Cooperation between health-care professionals will increase; there will
be different ways of communication between them and with the patient,
including modern ICT and the Internet;
4. Society
must be concerned with achieving equal opportunities in being informed
about and in using new ICT;
5. Misuse of
data will remain a serious problem and can become an obstacle to
progress.
- A Clinical
Information System Research Landscape -- Sittig DF, et al. The
Permanente Journal Spring 2002/Vol. 6, No. 2; 62-68.
This
landscape enabled us to examine and potentially improve delivery of
health care services from the perspective of its major constituents
(ie, patients and their families, clinicians, processes for delivering
care, organizations, patient populations) by using the information
captured in CIS. We then identified aspects of the care delivery system
which need to be addressed to improve the quality of care delivered:
the care must be safe, effective, patient-centered, timely, efficient,
and equitable. In addition to the static picture of this research
landscape, we needed to portray the research process and how it relates
to operational aspects of health care delivery.

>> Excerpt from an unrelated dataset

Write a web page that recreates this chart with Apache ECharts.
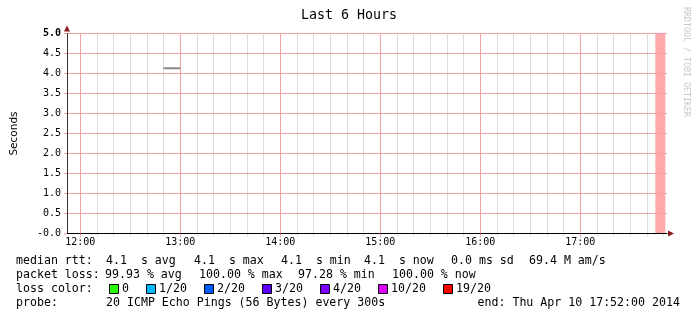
<!DOCTYPE html>
<html><head><meta charset="utf-8">
<script src="https://cdn.jsdelivr.net/npm/echarts@6/dist/echarts.min.js"></script>
<style>html,body{margin:0;padding:0;background:#fff}#c{width:697px;height:321px}</style>
</head><body><div id="c"></div>
<script>
// ---- data ----
const titleText = 'Last 6 Hours';
const yTitle = 'Seconds';
const xStart = 712, xEnd = 1072; // minutes since midnight (11:52 .. 17:52)
const hourTicks = [720, 780, 840, 900, 960, 1020];
const hourLabels = ['12:00', '13:00', '14:00', '15:00', '16:00', '17:00'];
const medianTimes = [770, 780];
const medianValues = [4.13, 4.13];
const lossTimes = [1065, 1071];
const lossValues = [5, 5];
const statsRow1 = ['median rtt:', '4.1  s avg', '4.1  s max', '4.1  s min', '4.1  s now', '0.0 ms sd', '69.4 M am/s'];
const statsRow2 = ['packet loss:', '99.93 % avg', '100.00 % max', '97.28 % min', '100.00 % now'];
const lossTitle = 'loss color:';
const lossLabels = ['0', '1/20', '2/20', '3/20', '4/20', '10/20', '19/20'];
const lossColors = ['#26ff00', '#00b8ff', '#0059ff', '#5e00ff', '#7e00ff', '#dd00ff', '#ff0000'];
const probeTitle = 'probe:';
const probeText = '20 ICMP Echo Pings (56 Bytes) every 300s';
const endText = 'end: Thu Apr 10 17:52:00 2014';
const watermark = 'RRDTOOL / TOBI OETIKER';

// ---- layout ----
const minorTicks = [];
for (let m = Math.ceil(xStart / 10) * 10; m <= xEnd; m += 10) {
  if (m % 60 !== 0) minorTicks.push(m);
}
const MONO = '"DejaVu Sans Mono", monospace';
const legendFont = '11.6px ' + MONO;
const row1X = [16, 106, 194, 281, 364, 451, 529];
const row2X = [16, 105, 199, 298, 392];
const rowY = [261, 275, 289, 303];

const graphics = [];
graphics.push({type: 'text', x: 349, y: 16, style: {text: titleText, font: '13.3px ' + MONO, fill: '#000', align: 'center', verticalAlign: 'middle'}});
graphics.push({type: 'text', x: 686, y: 62, rotation: -Math.PI / 2, style: {text: watermark, font: '8.3px ' + MONO, fill: '#c8c8c8', align: 'center', verticalAlign: 'middle'}});
statsRow1.forEach((t, i) => graphics.push({type: 'text', x: row1X[i], y: rowY[0], style: {text: t, font: legendFont, fill: '#000', verticalAlign: 'middle'}}));
statsRow2.forEach((t, i) => graphics.push({type: 'text', x: row2X[i], y: rowY[1], style: {text: t, font: legendFont, fill: '#000', verticalAlign: 'middle'}}));
graphics.push({type: 'text', x: 16, y: rowY[2], style: {text: lossTitle, font: legendFont, fill: '#000', verticalAlign: 'middle'}});
let bx = 109;
lossLabels.forEach((t, i) => {
  graphics.push({type: 'rect', shape: {x: bx + 0.5, y: rowY[2] - 4.5, width: 9, height: 9}, style: {fill: lossColors[i], stroke: '#000', lineWidth: 1}});
  graphics.push({type: 'text', x: bx + 13, y: rowY[2], style: {text: t, font: legendFont, fill: '#000', verticalAlign: 'middle'}});
  bx = bx + 13 + t.length * 7 + 17;
});
graphics.push({type: 'text', x: 16, y: rowY[3], style: {text: probeTitle, font: legendFont, fill: '#000', verticalAlign: 'middle'}});
graphics.push({type: 'text', x: 106, y: rowY[3], style: {text: probeText, font: legendFont, fill: '#000', verticalAlign: 'middle'}});
graphics.push({type: 'text', x: 477.5, y: rowY[3], style: {text: endText, font: legendFont, fill: '#000', verticalAlign: 'middle'}});

const PINK = '#f0a4a4';
const GREY = '#dcdcdc';
const ARROW = '#8b1a1a';
const plotBox = {left: 67, top: 33.5, width: 600, height: 200, containLabel: false, outerBoundsMode: 'none'};

const chart = echarts.init(document.getElementById('c'), null, {renderer: 'canvas'});
chart.setOption({
  animation: false,
  backgroundColor: '#fff',
  grid: [Object.assign({}, plotBox), Object.assign({}, plotBox)],
  xAxis: [
    {
      gridIndex: 0, type: 'value', min: xStart, max: xEnd, position: 'bottom', z: 4,
      axisLine: {show: true, onZero: false, lineStyle: {color: '#000', width: 1}},
      axisTick: {show: true, customValues: hourTicks, length: 4, lineStyle: {color: PINK}},
      axisLabel: {show: true, customValues: hourTicks, margin: 4,
        formatter: v => hourLabels[hourTicks.indexOf(Math.round(v))] || '',
        fontFamily: MONO, fontSize: 10, color: '#000'},
      splitLine: {show: true, lineStyle: {color: PINK, width: 1}}
    },
    {
      gridIndex: 1, type: 'value', min: xStart, max: xEnd, position: 'bottom', z: 1,
      axisLine: {show: false, onZero: false},
      axisTick: {show: true, customValues: minorTicks, length: 3, lineStyle: {color: GREY}},
      axisLabel: {show: false, customValues: minorTicks},
      splitLine: {show: true, lineStyle: {color: GREY, width: 1}}
    },
    {
      gridIndex: 1, type: 'value', min: xStart, max: xEnd, position: 'top', z: 2,
      axisLine: {show: false}, axisTick: {show: false}, axisLabel: {show: false}, splitLine: {show: false}
    }
  ],
  yAxis: [
    {
      gridIndex: 0, type: 'value', min: 0, max: 5, interval: 0.5, z: 4,
      name: yTitle, nameLocation: 'middle', nameRotate: 90, nameGap: 47,
      nameTextStyle: {fontFamily: '"DejaVu Sans", sans-serif', fontSize: 10.5, color: '#000'},
      axisLine: {show: true, onZero: false, lineStyle: {color: '#333', width: 1}},
      axisTick: {show: true, length: 3, lineStyle: {color: PINK}},
      axisLabel: {show: true, margin: 6, fontFamily: MONO, fontSize: 10, color: '#000',
        formatter: v => v === 0 ? '-0.0' : (v === 5 ? '{b|5.0}' : v.toFixed(1)),
        rich: {b: {fontFamily: MONO, fontSize: 10, fontWeight: 'bold', color: '#000'}}},
      splitLine: {show: true, lineStyle: {color: PINK, width: 1}}
    },
    {
      gridIndex: 1, type: 'value', min: 0, max: 5, interval: 0.5, position: 'left', z: 2,
      axisLine: {show: true, onZero: false, symbol: ['none', 'triangle'], symbolSize: [6, 6], symbolOffset: [0, 5], lineStyle: {color: ARROW, width: 0}},
      axisTick: {show: false}, axisLabel: {show: false}, splitLine: {show: false}
    }
  ],
  series: [
    {
      type: 'line', xAxisIndex: 0, yAxisIndex: 0, showSymbol: false, symbol: 'none',
      data: medianTimes.map((t, i) => [t, medianValues[i]]),
      lineStyle: {color: '#888', width: 2}, z: 5
    },
    {
      type: 'line', xAxisIndex: 0, yAxisIndex: 0, showSymbol: false, symbol: 'none',
      data: lossTimes.map((t, i) => [t, lossValues[i]]),
      lineStyle: {color: '#d9a6ee', width: 2},
      areaStyle: {color: '#ffaaaa', opacity: 1, origin: 'start'}, z: 3
    },
    {
      type: 'line', xAxisIndex: 1, yAxisIndex: 1, data: [], silent: true
    }
  ],
  graphic: graphics
});
// x-axis arrow head via an extra bottom axis in grid 1 drawn with the library's axis symbol
chart.setOption({
  xAxis: [{}, {}, {
    gridIndex: 1, position: 'bottom',
    axisLine: {show: true, onZero: false, symbol: ['none', 'triangle'], symbolSize: [6, 6], symbolOffset: [0, 4], lineStyle: {color: ARROW, width: 0}}
  }]
});
</script></body></html>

- A Clinical Information System Research
Agenda for Kaiser Permanente -- Sittig DF, et al. The
Permanente Journal Summer 2002/Vol. 6, No. 3. 41-44.
We
identified four CIS research priorities: clinical decision support
systems, population-based care systems, personal health record systems,
and establishment of a functional baseline against which future CIS
enhancement can be measured. These research priorities should help
guide researchers so they can focus their time, effort, and money on
important questions that will inform KP and other health care providers
about the use of CIS to improve health care.

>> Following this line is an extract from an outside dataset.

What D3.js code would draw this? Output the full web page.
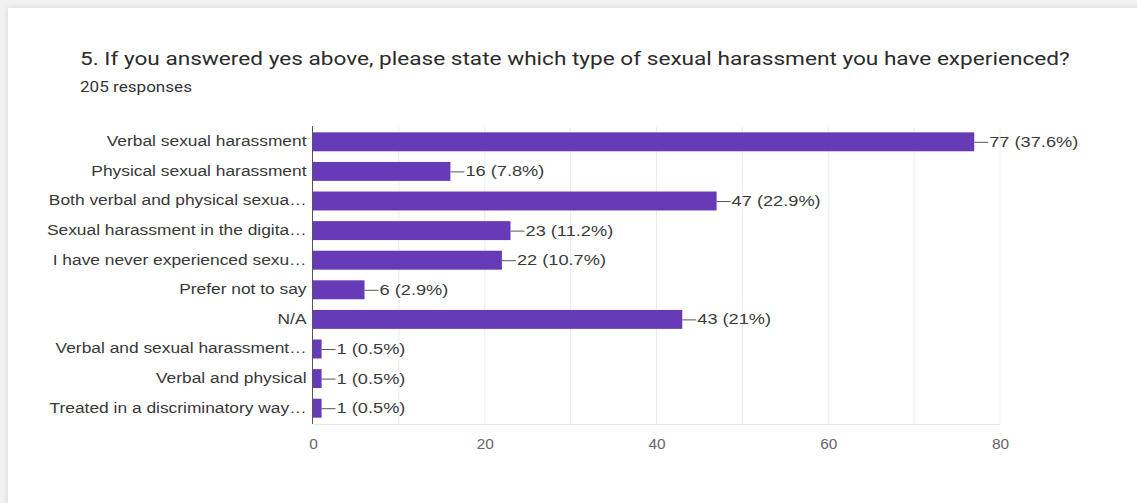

- Knowledge management to support
performance-based medicine -- Stefanelli M. Methods Inf Med.
2002;41(1):36-43.
The increasing pressure on Health Care Organizations (HCOs) to ensure
efficiency and cost-effectiveness, balance the quality of care, and
contain costs will drive them towards more effective management of
medical knowledge derived from biomedical research. Knowledge
management technology may provide effective methods and tools in
speeding up the diffusion of innovative medical procedures. Reviews of
the effectiveness of various methods of best practice dissemination
show that the greatest impact is achieved when such knowledge is made
accessible through the health information system at the moment it is
required by care providers at their work sites. Thus, the great
challenge for medical informatics is represented by the effective
exploitation of the astonishing capabilities of new technologies to
assure the conditions of knowledge management and organizational
learning within HCOs.
- Preparing for the Hospital of the Future:
Working Towards the Virtual Hospital -- The evolution of clinical
practice, with much more chronic and non-inpatient clinical services,
has set the stage for the evolution of hospitals. At least four phases
of this evolutionary process can be identified as follows: Devolution,
Coordination/Communication, Integration and Virtualisation. The hospital evolves
into an organisation including multiple campuses and services of
diverse types (clinics, procedure centres, nursing centres of varying
acuity, hospital in the home etc.) supported by a mix of facilities and
services. These diverse health services are bound together by an
information system serving both patient and organisation requirements. The bricks-and-mortar
hospital is no longer the central focus of care. The "solid" remnants
of the monolith are now merely supports for the information management
system that has become the focus of care. This system, and the
management of it, becomes the "virtual" hospital/health system.